Self-driven Healthcare Reduces Costs
Lead author Dr. Austen El-Osta, Director of the Self-Care Academic Research Unit (SCARU) at Imperial College London, said: “Individuals would also enter other data such as what medication they had taken that day, the food they had eaten or the exercise they had done. They may even have a range of other devices that automatically record and upload useful information, such as environmental data about local air quality that day.”
A personalized dashboard would automatically present the user with their ‘digital twin’ and the portal may also be enabled to routinely offered insights and actionable advice, including microlearning and behavior change interventions and a holistic picture of the person’s overall health and wellbeing status.
Dr. El-Osta said: “The vision for SDH is that these personal healthcare management systems are integrated with the wider healthcare system, including the NHS.”
When applied at scale, SDH ecosystems could, say the authors, help governments and health organizations, including the NHS, to achieve their ambition of improving health outcomes while controlling costs and addressing priority areas such as equality, diversity and inclusion, levelling up and net-zero.

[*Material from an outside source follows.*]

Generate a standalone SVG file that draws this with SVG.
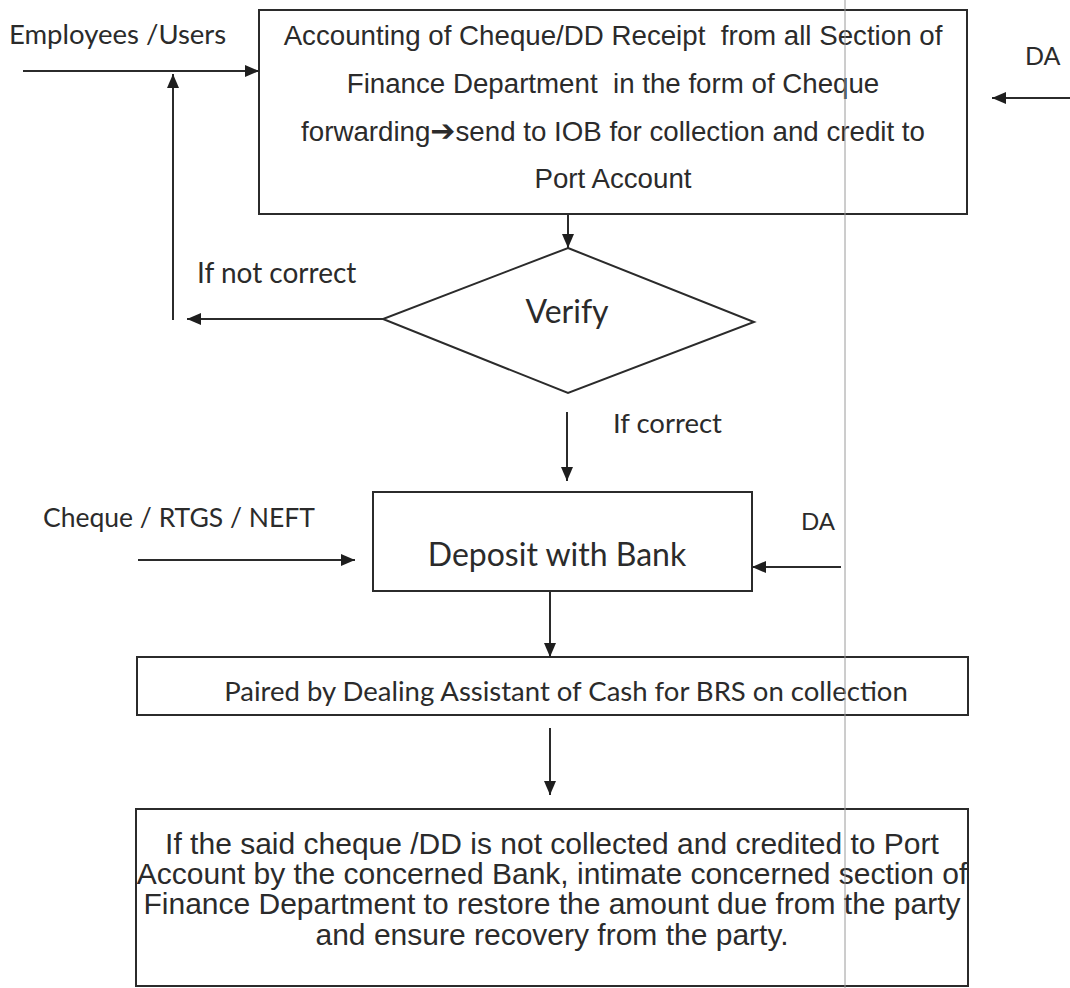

The authors caution that the SDH approach must create better access to all sections of the community rather than just wealthier and more technically literate individuals. It is also crucial, they say, that the SDH movement does not exacerbate inequalities due to the digital divide.
Dr. Chris Rowe, Medical Technology Innovation Lead at Innovate UK said: “How SDH is adopted in the future is very important, especially when it is applied to help enhance the consumer health system by trying to link it effectively with state-funded NHS health and social care systems. It will be important to determine if these online environments will be provided by expanding the NHS App, for example, or by commercial companies.”